Shoutout to the mosquito who drank all my blood but managed to remain so thin.
Apparently, saying “Wow, you’ve grown since I last saw you” isn’t deemed socially acceptable when said to adults.
sorry i’m still an undecided voter, but it’s hard to pick just one when I love them both so very very much
Careful…I’ve already had our entire fight in my head and it doesn’t end well for you.
At some point in your life people stopped getting excited when you finished all the food on your plate.
Just walked past two South Asian men in the street who were reading out the individual components of a full English breakfast from a restaurant menu and absolutely weeping with laughter
roman lesbians: *caesaring*
[Father’s Day]
ME: I got you this meat thermometer.

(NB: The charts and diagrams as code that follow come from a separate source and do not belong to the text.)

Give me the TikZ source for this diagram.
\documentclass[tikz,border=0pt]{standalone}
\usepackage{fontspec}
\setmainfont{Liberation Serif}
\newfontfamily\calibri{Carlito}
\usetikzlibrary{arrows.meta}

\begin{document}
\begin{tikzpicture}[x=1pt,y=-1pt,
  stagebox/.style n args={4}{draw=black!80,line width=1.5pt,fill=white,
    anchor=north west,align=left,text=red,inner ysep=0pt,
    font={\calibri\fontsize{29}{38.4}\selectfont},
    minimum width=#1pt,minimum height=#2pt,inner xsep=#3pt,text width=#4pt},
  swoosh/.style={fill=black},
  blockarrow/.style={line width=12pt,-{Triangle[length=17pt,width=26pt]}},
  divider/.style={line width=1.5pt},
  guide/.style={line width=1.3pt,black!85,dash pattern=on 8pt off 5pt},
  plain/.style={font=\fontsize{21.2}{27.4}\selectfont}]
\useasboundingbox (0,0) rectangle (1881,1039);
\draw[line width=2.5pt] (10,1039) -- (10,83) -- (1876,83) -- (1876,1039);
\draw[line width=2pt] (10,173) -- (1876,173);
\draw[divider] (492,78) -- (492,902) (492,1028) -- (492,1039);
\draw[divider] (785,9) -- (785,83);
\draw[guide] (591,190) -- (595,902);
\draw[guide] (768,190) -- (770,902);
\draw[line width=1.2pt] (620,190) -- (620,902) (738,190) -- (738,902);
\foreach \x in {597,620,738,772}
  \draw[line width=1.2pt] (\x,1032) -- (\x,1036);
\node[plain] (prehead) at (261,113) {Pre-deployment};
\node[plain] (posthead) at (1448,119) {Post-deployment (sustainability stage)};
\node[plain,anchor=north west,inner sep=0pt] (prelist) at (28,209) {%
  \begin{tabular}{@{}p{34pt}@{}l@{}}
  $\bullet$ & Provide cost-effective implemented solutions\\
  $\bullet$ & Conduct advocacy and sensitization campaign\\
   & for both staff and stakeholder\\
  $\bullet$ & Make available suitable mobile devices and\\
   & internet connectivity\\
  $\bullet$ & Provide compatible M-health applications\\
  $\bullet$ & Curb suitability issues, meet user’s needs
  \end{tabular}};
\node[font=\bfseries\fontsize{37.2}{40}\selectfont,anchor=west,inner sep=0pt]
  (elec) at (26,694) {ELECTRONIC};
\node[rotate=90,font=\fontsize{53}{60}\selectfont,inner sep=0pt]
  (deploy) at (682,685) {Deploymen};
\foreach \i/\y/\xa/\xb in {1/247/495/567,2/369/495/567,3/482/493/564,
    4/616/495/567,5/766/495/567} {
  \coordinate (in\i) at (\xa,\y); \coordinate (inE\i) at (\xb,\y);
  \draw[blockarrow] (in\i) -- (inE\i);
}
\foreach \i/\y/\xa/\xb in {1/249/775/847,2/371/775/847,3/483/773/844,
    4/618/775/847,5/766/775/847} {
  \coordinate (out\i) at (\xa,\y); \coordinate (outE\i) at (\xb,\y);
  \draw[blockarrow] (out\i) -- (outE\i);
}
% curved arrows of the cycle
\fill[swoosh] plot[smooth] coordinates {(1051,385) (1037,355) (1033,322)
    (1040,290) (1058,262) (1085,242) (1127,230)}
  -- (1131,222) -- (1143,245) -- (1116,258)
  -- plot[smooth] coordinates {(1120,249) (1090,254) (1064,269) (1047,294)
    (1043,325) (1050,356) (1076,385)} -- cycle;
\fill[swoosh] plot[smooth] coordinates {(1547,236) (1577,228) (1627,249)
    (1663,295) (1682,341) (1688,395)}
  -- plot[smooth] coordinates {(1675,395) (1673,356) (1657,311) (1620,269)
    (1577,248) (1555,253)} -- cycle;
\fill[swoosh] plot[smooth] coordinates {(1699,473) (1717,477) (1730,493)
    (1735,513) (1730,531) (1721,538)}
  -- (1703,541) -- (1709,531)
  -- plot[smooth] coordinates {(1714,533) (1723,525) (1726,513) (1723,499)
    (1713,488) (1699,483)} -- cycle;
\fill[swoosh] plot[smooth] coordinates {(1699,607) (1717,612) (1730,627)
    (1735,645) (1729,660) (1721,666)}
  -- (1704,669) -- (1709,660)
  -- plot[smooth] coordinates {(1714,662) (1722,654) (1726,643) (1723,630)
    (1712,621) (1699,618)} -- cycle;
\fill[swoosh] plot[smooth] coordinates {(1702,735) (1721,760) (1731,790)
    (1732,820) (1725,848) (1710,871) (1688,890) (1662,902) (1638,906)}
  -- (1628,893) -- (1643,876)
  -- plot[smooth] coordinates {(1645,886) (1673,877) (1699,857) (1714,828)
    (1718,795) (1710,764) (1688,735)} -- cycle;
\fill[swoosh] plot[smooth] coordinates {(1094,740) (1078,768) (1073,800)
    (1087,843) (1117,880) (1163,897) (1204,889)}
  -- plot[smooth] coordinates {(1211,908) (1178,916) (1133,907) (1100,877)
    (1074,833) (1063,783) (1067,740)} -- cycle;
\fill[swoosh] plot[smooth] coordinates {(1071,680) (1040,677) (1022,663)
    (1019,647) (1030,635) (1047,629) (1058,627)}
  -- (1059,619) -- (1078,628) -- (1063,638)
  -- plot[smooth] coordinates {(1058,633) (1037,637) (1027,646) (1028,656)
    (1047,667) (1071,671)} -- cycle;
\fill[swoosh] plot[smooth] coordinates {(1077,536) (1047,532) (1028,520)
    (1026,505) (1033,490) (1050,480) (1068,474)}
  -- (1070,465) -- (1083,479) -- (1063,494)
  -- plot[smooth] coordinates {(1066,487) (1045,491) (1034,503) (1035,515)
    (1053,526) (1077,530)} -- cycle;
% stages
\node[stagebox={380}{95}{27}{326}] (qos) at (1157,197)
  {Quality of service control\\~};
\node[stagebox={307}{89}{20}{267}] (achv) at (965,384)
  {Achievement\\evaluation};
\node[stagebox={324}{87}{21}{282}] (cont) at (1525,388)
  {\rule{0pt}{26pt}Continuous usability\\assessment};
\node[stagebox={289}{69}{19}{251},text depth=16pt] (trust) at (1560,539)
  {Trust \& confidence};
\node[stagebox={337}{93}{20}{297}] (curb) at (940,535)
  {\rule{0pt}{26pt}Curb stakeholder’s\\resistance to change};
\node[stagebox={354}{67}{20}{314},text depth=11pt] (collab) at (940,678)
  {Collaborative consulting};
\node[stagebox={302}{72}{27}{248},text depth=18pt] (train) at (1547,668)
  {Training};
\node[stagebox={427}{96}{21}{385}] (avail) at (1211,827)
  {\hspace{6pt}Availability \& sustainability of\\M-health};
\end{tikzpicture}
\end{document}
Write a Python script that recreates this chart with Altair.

Hopefully it works well…
DAD: Hopefully it works medium and rare too!
Donuts are beautiful creatures and they deserve their own week on the nature channels.
Shake what your momma gave you.
*shakes unemployed brother*
My secret talent is pushing all your buttons and helping you discover new buttons you didn’t know you had.
Snail cop: So tell me about the sloth that attacked you.
Snail: It all happened so fast.
“you have some nerve” yeah idiot i have like 7 trillion in me
DID YOU KNOW: If every person on the planet lined up along the Earth’s equator, most of them would drown.